Elicits pain on injection, often given with lidocaine or into a large vein. Can cause initial excitation on induction.
Can CNS effects as sodium thiopental; has demonstrated abuse liability.
How do the CNS and respiratory effects of propofol compare to sodium thiopental?
More severe reduction in BP than thiopental AND depression of myocardial contractility; blunts baroreceptors (caution in pts with intolerance to low BP)
More resp depression than thiopenal at equianesthetic doses.
What general anesthetic is used in patients at risk for hypotension and produces little or no effect on blood pressure and only a small increase in HR?
Etomidate
Safer than propofol or sodium thiopental in pts with hypotension or compromised baroreceptor function.
What are adverse effects of etomidate?
High incidence of pain on injection, myoclonus (jerky contraction of muscles)
Nausea and vomitting.
Supreses adrenocortical response to stress which can cause mortality (you need cortisol to combat body stress of surgery)
What are the adverse effects of etomidate on the CNS, CV, and Respiratory systems?
CNS: same as sodium thiopental
CV: far less than sodium thiopental
Respiratory: less than sodium thiopental
What anesthetic produces dissociative anesthesia and profound analgesia? How does this drug work?
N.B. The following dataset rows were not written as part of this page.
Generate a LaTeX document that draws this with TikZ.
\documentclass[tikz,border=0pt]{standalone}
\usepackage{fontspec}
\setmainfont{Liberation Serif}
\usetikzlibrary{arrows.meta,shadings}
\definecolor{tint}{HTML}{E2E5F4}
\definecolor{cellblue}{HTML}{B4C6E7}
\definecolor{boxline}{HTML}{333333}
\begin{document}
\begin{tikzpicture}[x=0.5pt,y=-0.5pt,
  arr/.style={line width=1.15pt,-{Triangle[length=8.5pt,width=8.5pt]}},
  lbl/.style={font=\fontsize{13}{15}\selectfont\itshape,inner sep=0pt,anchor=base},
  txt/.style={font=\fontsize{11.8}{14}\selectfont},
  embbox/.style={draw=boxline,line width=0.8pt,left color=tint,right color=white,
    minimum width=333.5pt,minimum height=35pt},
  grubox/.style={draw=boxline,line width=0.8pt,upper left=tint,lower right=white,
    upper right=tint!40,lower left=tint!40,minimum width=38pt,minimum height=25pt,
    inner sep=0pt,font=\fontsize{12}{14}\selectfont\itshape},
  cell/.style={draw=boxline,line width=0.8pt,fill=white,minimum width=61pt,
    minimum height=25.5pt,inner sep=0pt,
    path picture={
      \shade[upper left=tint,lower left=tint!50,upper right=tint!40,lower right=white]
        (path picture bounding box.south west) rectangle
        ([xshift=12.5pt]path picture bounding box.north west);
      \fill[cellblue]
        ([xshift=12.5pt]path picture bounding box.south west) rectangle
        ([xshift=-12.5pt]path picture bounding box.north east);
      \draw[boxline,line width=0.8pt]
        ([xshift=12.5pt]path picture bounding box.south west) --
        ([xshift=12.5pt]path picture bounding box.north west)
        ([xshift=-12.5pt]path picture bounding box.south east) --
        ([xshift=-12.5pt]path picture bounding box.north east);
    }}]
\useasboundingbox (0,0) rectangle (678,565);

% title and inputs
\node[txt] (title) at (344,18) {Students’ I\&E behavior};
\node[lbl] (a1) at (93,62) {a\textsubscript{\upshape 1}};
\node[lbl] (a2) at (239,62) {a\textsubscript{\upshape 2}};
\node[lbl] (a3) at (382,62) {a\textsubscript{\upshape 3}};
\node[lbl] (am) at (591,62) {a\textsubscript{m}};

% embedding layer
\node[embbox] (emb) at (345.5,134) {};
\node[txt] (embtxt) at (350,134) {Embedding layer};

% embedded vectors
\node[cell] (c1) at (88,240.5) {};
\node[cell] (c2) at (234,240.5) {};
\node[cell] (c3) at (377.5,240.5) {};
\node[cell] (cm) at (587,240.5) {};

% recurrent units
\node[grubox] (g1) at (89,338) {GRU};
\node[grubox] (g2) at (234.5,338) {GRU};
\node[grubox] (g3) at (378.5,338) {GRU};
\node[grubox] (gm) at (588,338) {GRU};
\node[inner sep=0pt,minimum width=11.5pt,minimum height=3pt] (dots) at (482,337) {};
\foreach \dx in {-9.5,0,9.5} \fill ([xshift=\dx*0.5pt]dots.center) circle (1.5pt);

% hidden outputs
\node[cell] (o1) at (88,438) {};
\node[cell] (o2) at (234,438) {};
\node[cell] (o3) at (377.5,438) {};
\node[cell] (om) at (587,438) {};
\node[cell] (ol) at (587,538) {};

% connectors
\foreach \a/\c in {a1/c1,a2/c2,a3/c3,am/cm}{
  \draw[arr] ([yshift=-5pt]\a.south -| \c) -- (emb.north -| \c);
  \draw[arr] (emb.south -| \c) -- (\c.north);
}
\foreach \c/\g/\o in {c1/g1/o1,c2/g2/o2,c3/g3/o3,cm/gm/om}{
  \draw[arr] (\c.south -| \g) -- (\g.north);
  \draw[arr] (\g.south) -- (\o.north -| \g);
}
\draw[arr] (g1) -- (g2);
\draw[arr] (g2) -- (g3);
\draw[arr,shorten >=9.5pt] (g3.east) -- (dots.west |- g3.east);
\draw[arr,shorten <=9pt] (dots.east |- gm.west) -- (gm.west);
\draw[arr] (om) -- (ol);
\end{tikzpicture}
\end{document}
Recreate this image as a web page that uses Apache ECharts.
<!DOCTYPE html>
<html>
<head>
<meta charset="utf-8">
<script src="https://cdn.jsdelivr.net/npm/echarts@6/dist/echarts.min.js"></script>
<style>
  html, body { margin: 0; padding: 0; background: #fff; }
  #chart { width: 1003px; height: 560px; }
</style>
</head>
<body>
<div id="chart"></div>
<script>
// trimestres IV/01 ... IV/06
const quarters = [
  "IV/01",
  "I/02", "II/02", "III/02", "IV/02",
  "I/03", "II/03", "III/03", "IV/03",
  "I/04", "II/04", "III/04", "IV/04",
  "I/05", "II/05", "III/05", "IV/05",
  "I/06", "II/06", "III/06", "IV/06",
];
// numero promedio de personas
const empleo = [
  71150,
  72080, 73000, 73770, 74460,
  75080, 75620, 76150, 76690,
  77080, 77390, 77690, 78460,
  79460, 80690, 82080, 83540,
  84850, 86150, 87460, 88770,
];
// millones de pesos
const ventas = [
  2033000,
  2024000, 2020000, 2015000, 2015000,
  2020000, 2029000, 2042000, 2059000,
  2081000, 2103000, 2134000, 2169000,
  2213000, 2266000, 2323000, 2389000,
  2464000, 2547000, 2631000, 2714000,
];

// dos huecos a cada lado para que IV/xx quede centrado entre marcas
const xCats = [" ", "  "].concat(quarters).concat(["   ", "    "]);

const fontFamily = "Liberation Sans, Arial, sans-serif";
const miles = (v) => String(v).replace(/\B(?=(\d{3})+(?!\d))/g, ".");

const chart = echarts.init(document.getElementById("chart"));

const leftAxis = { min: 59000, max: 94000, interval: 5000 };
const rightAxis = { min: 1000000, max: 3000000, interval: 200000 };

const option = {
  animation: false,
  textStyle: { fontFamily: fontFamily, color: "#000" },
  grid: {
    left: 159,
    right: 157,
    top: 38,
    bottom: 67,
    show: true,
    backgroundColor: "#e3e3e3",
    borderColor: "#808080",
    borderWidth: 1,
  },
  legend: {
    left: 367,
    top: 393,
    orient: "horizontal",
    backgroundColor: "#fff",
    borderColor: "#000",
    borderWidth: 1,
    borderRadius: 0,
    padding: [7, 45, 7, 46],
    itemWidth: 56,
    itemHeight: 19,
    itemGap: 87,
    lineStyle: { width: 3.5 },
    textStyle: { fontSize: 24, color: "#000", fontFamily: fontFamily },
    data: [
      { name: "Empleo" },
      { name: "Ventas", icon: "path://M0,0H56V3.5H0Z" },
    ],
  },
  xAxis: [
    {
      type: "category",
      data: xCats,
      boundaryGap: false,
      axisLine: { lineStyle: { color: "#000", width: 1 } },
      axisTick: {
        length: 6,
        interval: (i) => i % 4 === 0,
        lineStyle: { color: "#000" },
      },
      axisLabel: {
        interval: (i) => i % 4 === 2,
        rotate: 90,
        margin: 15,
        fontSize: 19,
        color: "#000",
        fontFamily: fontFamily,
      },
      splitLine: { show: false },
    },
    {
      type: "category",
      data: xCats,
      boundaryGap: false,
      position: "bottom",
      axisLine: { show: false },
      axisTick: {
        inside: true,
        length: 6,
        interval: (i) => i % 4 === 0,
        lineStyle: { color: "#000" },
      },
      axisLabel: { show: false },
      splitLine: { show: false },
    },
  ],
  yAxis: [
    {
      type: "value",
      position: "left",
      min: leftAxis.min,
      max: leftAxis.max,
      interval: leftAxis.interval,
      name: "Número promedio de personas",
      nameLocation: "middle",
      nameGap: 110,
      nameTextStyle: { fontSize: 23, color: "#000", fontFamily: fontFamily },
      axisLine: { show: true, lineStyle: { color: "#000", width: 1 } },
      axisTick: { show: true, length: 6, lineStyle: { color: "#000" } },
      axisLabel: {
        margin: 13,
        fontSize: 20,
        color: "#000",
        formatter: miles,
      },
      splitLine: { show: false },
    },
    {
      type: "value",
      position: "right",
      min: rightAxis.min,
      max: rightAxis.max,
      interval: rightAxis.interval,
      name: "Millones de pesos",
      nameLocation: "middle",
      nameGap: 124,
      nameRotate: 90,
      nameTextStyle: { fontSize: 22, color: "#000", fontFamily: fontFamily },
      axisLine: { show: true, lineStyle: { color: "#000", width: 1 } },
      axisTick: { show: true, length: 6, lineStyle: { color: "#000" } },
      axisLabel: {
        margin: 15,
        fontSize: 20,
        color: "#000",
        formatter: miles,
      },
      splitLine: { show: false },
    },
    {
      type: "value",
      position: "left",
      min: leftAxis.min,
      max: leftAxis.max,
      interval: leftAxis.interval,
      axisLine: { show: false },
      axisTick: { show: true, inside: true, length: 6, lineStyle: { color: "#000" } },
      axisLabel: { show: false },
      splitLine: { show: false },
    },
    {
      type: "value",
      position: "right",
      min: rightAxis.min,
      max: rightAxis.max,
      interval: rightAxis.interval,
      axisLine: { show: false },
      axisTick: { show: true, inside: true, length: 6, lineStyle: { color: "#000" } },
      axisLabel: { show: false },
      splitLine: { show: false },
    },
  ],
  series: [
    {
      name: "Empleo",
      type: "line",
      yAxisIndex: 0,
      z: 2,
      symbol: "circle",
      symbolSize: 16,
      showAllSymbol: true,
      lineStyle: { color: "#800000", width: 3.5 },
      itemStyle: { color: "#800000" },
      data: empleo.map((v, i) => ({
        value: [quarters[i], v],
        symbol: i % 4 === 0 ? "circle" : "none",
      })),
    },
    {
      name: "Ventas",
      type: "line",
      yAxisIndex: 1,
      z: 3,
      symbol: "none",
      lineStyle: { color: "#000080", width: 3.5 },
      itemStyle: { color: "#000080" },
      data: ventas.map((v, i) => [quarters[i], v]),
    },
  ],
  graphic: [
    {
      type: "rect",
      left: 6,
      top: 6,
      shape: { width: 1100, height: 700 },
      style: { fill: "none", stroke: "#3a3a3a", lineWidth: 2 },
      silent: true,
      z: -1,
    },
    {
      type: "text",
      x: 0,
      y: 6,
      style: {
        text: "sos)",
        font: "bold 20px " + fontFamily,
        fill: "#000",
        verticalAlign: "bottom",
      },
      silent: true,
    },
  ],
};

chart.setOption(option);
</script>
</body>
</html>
How is it given?
Ketamine - eyes upon but unresponsive to commands.
Bronchodilator can be used for bronchospasm and NMDA receptor antagonist (reducing excitation).
Given IV, IM, oral, rectal.
What are adverse effects of ketamine?
Increase intracranial pressure from increased cerebral blood flow.
Emergence delirium (can be hallucination) , not as bad in children. HTN from sympathomiment effects.
What drug is a short acting benzodiazepine that is a GABA-A activator used alone for conscious sedation, anxiolysis, and amnesia during short procedures? When can it be used?
Midazolam
Can also be an induction agent or adjunct during local anesthesia (tooth extraction)
Useful as a pre-operative medication to decrease anxiety.
Describe the induction of midazolam?
Slower induction time and longer duration of action than sodium thiopental.
Metabolized by hydroxylation to an active metabolite,
What are adverse effects of Midazolam? What can be used to reverse the adverse effects of Midazolam?
Respiratory depression and arrest (esp IV).
Used with caution in pts with neuromusclar disease, parkinson’s and bipolar. CV effects like sodium thiopental.
Adverse effects can be reversed by Flumazenil.
What are commonalities of inhalational general anesthetic?
Very low therapeutic indices: LD50/ED50 can be low as 2-4.
Gaseous or readily vaporized at room temp.
For gaseous anesthetics, when it equilibrium reached?
When partial pressures (not concentrations) are the same between compartments (air, blood, brain, fat).
What matters to us are the partition coefficients of the gas at each of these compartment barriers.
What are the partition coefficients for gaseous anesthetics and what does each tell us?
Blood:gas coefficient determines each of absorption at alveoli
Brain:blood coefficient determines anesthetic movement into the brain
Fat:blood coefficient determines redistribution to fat.